From Air Sealing to Energy Apps: A Side-by-Side Look at Home Energy Evolution

I still have a soft spot for blower door tests and a caulk gun. Monitoring energy data from a smartphone app may be more modern, but it’s not nearly as satisfying.
My career started in the late 1990s walking construction sites with a hygrometer, flashlight and caulk gun, tracking moisture issues and air leaks before they became expensive problems. The philosophy was simple: measure it, document it, fix it and verify it.

That mindset followed me into residential energy efficiency work in the early 2000s. Back then, blower door tests revealed what many homeowners didn’t realize: even well-built homes leaked air. Attics, rim joists, recessed lights and duct systems all contributed to unnecessary energy loss. Air sealing, insulation upgrades, duct sealing and properly sized HVAC systems consistently delivered some of the best returns on investment.

For homeowners committed to maximizing efficiency, solar often came next.

That sequence mattered. Reducing energy consumption before installing solar allowed systems to be sized more appropriately and improved overall economics. I designed and installed many of those early residential PV systems using string inverters and straightforward grid-tied configurations. They performed well and helped establish the foundation of today’s residential solar market.
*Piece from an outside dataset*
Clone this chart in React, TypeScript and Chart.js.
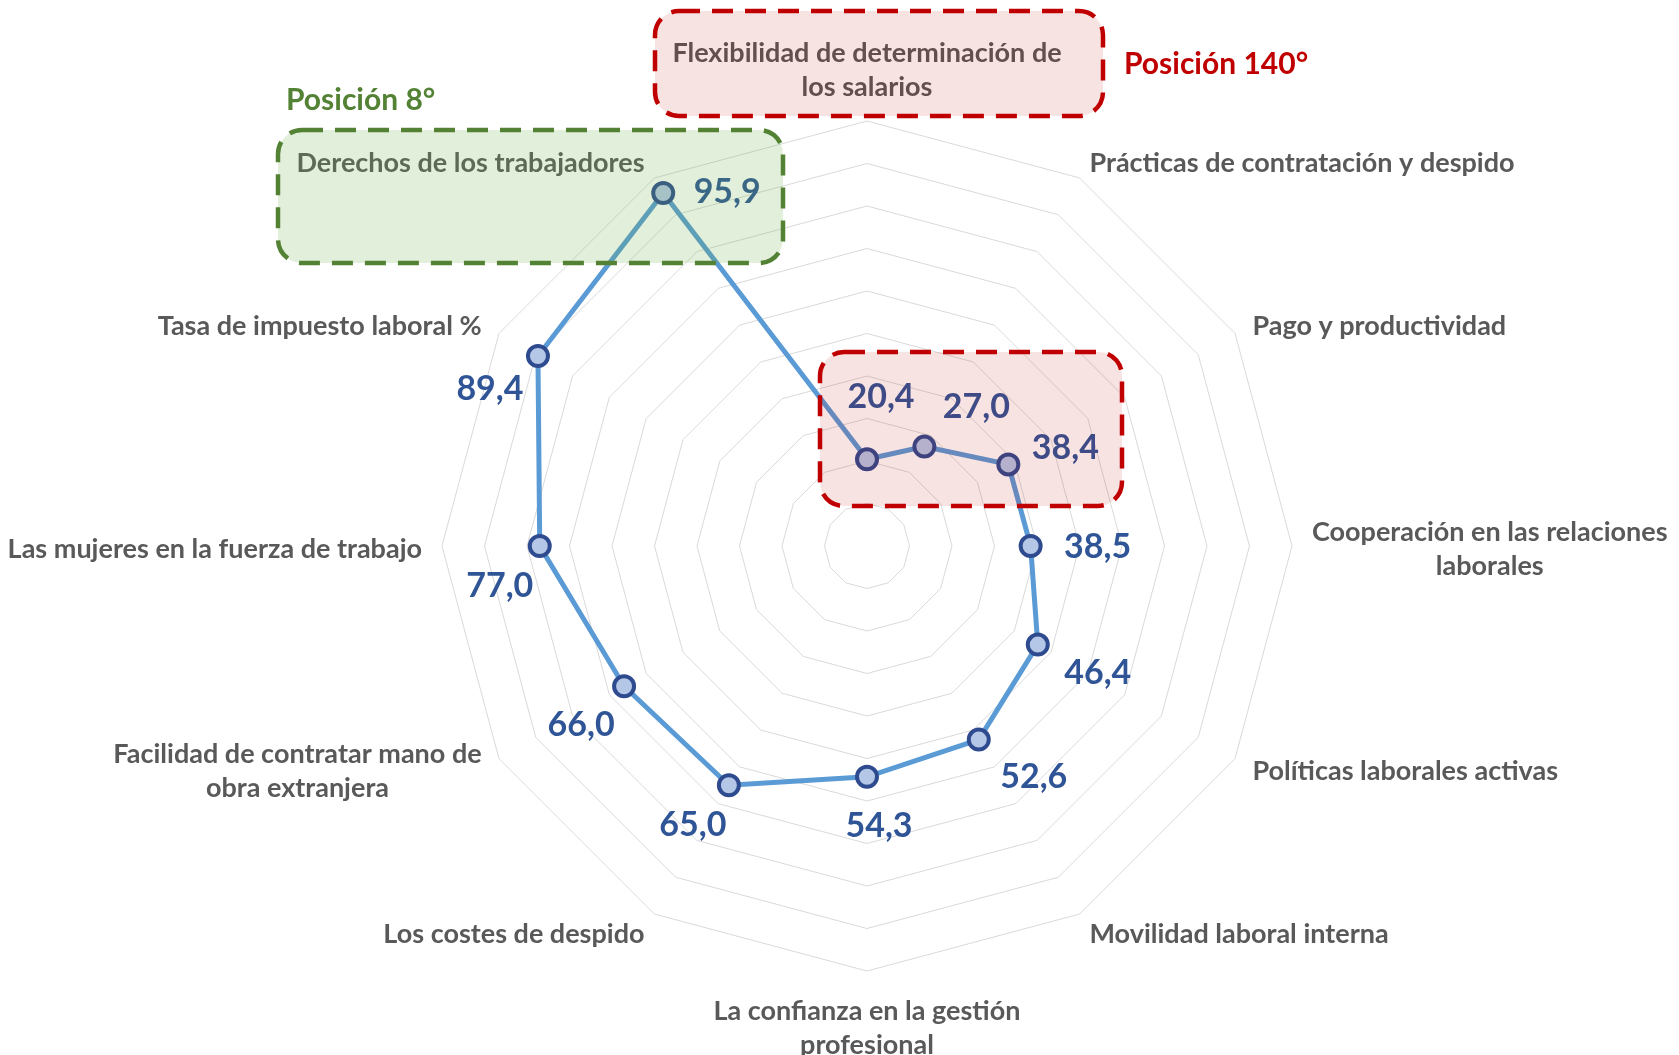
import React, { useEffect, useRef } from "react";
import { Chart, registerables } from "chart.js";

Chart.register(...registerables);

// ---------- data ----------
const categories: (string | string[])[] = [
  ["Flexibilidad de determinación de", "los salarios"],
  "Prácticas de contratación y despido",
  "Pago y productividad",
  ["Cooperación en las relaciones", "laborales"],
  "Políticas laborales activas",
  "Movilidad laboral interna",
  ["La confianza en la gestión", "profesional"],
  "Los costes de despido",
  ["Facilidad de contratar mano de", "obra extranjera"],
  "Las mujeres en la fuerza de trabajo",
  "Tasa de impuesto laboral %",
  "Derechos de los trabajadores",
];

const values: number[] = [20.4, 27.0, 38.4, 38.5, 46.4, 52.6, 54.3, 65.0, 66.0, 77.0, 89.4, 95.9];

const scaleMin = 0;
const scaleMax = 100;
const scaleStep = 10;

const bestText = "Posición 8°";
const worstText = "Posición 140°";

// ---------- styling (offsets of value labels from their points, px) ----------
const valueLabelOffsets: [number, number][] = [
  [14, -62], [52, -40], [57, -16], [67, 1], [60, 28], [55, 37],
  [12, 49], [-36, 40], [-43, 39], [-40, 40], [-48, 33], [64, -1],
];

const FONT = "Lato, 'Open Sans', sans-serif";
const CAT_FONT_SIZE = 27;
const CAT_LINE_H = 34;
const CAT_Y_SHIFT = 3;
const VAL_FONT_SIZE = 34;
const POS_FONT_SIZE = 30;
const LABEL_GAP = 20;

const fmt = (v: number) => v.toFixed(1).replace(".", ",");

function roundRectPath(ctx: CanvasRenderingContext2D, x: number, y: number, w: number, h: number, r: number) {
  ctx.beginPath();
  ctx.moveTo(x + r, y);
  ctx.lineTo(x + w - r, y);
  ctx.arcTo(x + w, y, x + w, y + r, r);
  ctx.lineTo(x + w, y + h - r);
  ctx.arcTo(x + w, y + h, x + w - r, y + h, r);
  ctx.lineTo(x + r, y + h);
  ctx.arcTo(x, y + h, x, y + h - r, r);
  ctx.lineTo(x, y + r);
  ctx.arcTo(x, y, x + r, y, r);
  ctx.closePath();
}

function drawBox(ctx: CanvasRenderingContext2D, x: number, y: number, w: number, h: number, fill: string, stroke: string) {
  ctx.save();
  roundRectPath(ctx, x, y, w, h, 24);
  ctx.fillStyle = fill;
  ctx.fill();
  ctx.setLineDash([21, 12]);
  ctx.lineWidth = 4.5;
  ctx.strokeStyle = stroke;
  ctx.stroke();
  ctx.restore();
}

const overlayPlugin = {
  id: "overlay",
  afterDatasetsDraw(chart: any) {
    const ctx: CanvasRenderingContext2D = chart.ctx;
    const scale = chart.scales.r;
    const meta = chart.getDatasetMeta(0);
    ctx.save();

    // value labels
    ctx.font = `bold ${VAL_FONT_SIZE}px ${FONT}`;
    ctx.fillStyle = "#2F5597";
    ctx.textAlign = "center";
    ctx.textBaseline = "middle";
    meta.data.forEach((pt: any, i: number) => {
      const [dx, dy] = valueLabelOffsets[i];
      ctx.fillText(fmt(values[i]), pt.x + dx, pt.y + dy);
    });

    // category labels
    ctx.font = `bold ${CAT_FONT_SIZE}px ${FONT}`;
    ctx.fillStyle = "#595959";
    const n = categories.length;
    for (let i = 0; i < n; i++) {
      const lines = Array.isArray(categories[i]) ? (categories[i] as string[]) : [categories[i] as string];
      const pos = scale.getPointPosition(i, scale.drawingArea + LABEL_GAP);
      const deg = (i * 360) / n;
      const blockW = Math.max(...lines.map((l) => ctx.measureText(l).width));
      const blockH = lines.length * CAT_LINE_H;
      let left: number;
      let top: number;
      if (deg === 0) {
        left = pos.x - blockW / 2;
        top = pos.y - blockH;
      } else if (deg === 180) {
        left = pos.x - blockW / 2;
        top = pos.y;
      } else if (deg < 180) {
        left = pos.x;
        top = pos.y - blockH / 2;
      } else {
        left = pos.x - blockW;
        top = pos.y - blockH / 2;
      }
      lines.forEach((l, k) => {
        ctx.fillText(l, left + blockW / 2, top + CAT_LINE_H * (k + 0.5) + CAT_Y_SHIFT);
      });
    }

    // highlight boxes
    drawBox(ctx, 278, 130, 505, 133, "rgba(112,173,71,0.2)", "#548235");
    drawBox(ctx, 655, 11, 448, 105, "rgba(192,0,0,0.11)", "#C00000");
    drawBox(ctx, 820, 352, 302, 154, "rgba(192,0,0,0.11)", "#C00000");

    // position texts
    ctx.font = `bold ${POS_FONT_SIZE}px ${FONT}`;
    ctx.textAlign = "left";
    ctx.fillStyle = "#548235";
    ctx.fillText(bestText, 286, 100);
    ctx.fillStyle = "#C00000";
    ctx.fillText(worstText, 1124, 64);

    ctx.restore();
  },
};

export default function App() {
  const ref = useRef<HTMLCanvasElement | null>(null);

  useEffect(() => {
    if (!ref.current) return;
    const chart = new Chart(ref.current, {
      type: "radar",
      data: {
        labels: categories,
        datasets: [
          {
            data: values,
            borderColor: "#5B9BD5",
            borderWidth: 5,
            backgroundColor: "rgba(0,0,0,0)",
            fill: false,
            pointRadius: 10,
            pointBorderWidth: 4,
            pointBackgroundColor: "#B4C7E7",
            pointBorderColor: "#2F4B8F",
            tension: 0,
          },
        ],
      },
      options: {
        responsive: false,
        animation: false,
        layout: { padding: { left: 442, top: 121, right: 387, bottom: 84 } },
        plugins: {
          legend: { display: false },
          tooltip: { enabled: false },
          title: { display: false },
        },
        scales: {
          r: {
            min: scaleMin,
            max: scaleMax,
            ticks: { display: false, stepSize: scaleStep },
            grid: { color: "#D9D9D9", lineWidth: 1, circular: false },
            angleLines: { display: false },
            pointLabels: { display: false },
          },
        },
      },
      plugins: [overlayPlugin],
    });
    return () => chart.destroy();
  }, []);

  return (
    <canvas
      ref={ref}
      width={1679}
      height={1055}
      style={{ position: "fixed", left: 0, top: 0, display: "block", background: "#ffffff" }}
    />
  );
}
Fifteen years later, many of those systems are still producing energy. The challenge is that the inverters supporting them are now reaching the end of their useful lives. Warranties have expired, original monitoring platforms have disappeared and replacement parts can be difficult to source. Meanwhile, the modules themselves often remain in good condition and capable of producing power for years to come.

Most homeowners also forget an important limitation of those early systems: they offered no backup power capability. When the grid went down, the solar system shut down as well.

Today’s inverter technology changes that equation.

A modern inverter replacement can restore reliability, improve monitoring and introduce backup power capabilities that were not available when many systems were originally installed. With the SMA Sunny Boy Smart Energy, homeowners can access backup power for essential loads directly from solar during daytime outages, even without a battery. Refrigeration, communications equipment and other critical circuits can remain operational when the grid is unavailable. Battery storage can be added later for additional resilience.

This evolution reflects a broader trend across the industry. The fundamentals have not changed. We are still evaluating system performance, identifying inefficiencies and improving outcomes for homeowners. The difference is that today’s tools provide capabilities that were difficult to imagine when many of these systems were first installed.

As residential solar systems age, inverter repowering represents an opportunity to extend asset life, improve performance and deliver new functionality. For many homeowners, a simple inverter replacement can unlock benefits that did not exist when their system was originally commissioned.